To my absolute surprise, the male charged me! For the next few hours, as I worked in the pen, the bird alternated between displaying on the other side of the pen and charging and attacking me. The attacks were clearly not motivated by fear, but as if he saw me as a rival. He would display right at my feet and then attack my legs, grabbing my pants and beating my legs with his wings, and then return to his dance. The attack was very similar to those I later witnessed with the Lesser Prairie Chickens in New Mexico and had seen here in the facility with males attempting to get at each other through the fences.
After that first visit, I returned on several different mornings to continue to capture and document these extremely rare birds. I walked away with a few nice images but photographing captive birds just doesn’t do much for me. I wanted to see them in the wild!
It took some work, but about a month later, I found myself sitting on a prairie with Terry Rosignol, the refuge manager at Attwater Prairie Chicken National Wildlife Refuge (APCNWR), as the sun set. We were setting up my blind near a lek so that I could return in the morning to try and photograph these magnificent birds in the wild. That night, I could barely sleep which was fine because I had to get up at about 3:00 anyway. I was installed in the blind by about 5:00 and by sunrise, I was witnessing my first Attwater’s Prairie Chicken in the wild. Unfortunately, the bird was about 150 yards away, making it rather hopeless to capture the photographs I wanted. Despite the distance, I spent the next few hours watching three different birds displaying. When they left the lek, Terry and I drove around to a few different leks and were fortunate to see several other birds, including a female who visited a male on one lek. While we sat and watched, we were amazed to see the two copulate, a rather rare event to witness.
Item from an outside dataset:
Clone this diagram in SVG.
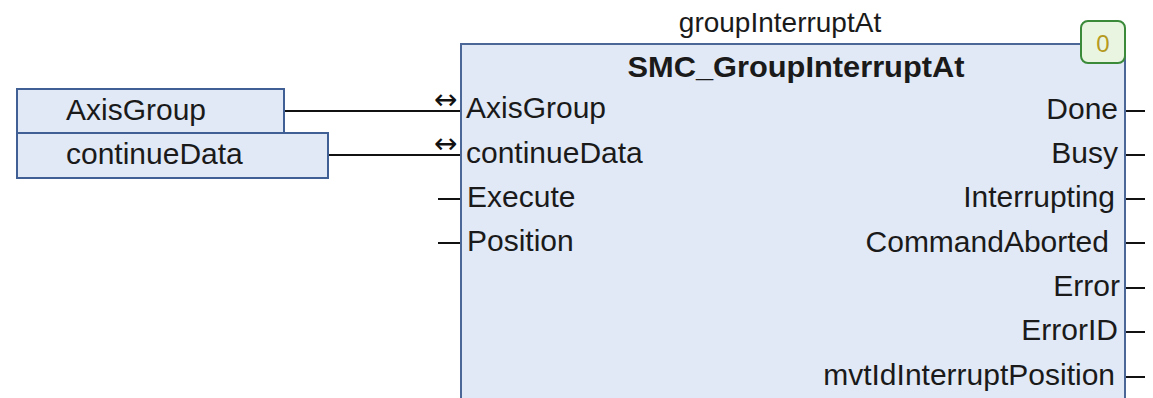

While driving around the prairies and talking with Terry, I was amazed by his optimism. He, and nearly every other researcher I met, is extremely optimistic about the outlook for the Attwater’s. Their numbers are growing, slowly, but there are still some major concerns regarding the species survival. If it wasn’t for the captive breeding program, which we will examine tomorrow, the species would have already long vanished, but for now, they keep a tenuous hold on existence.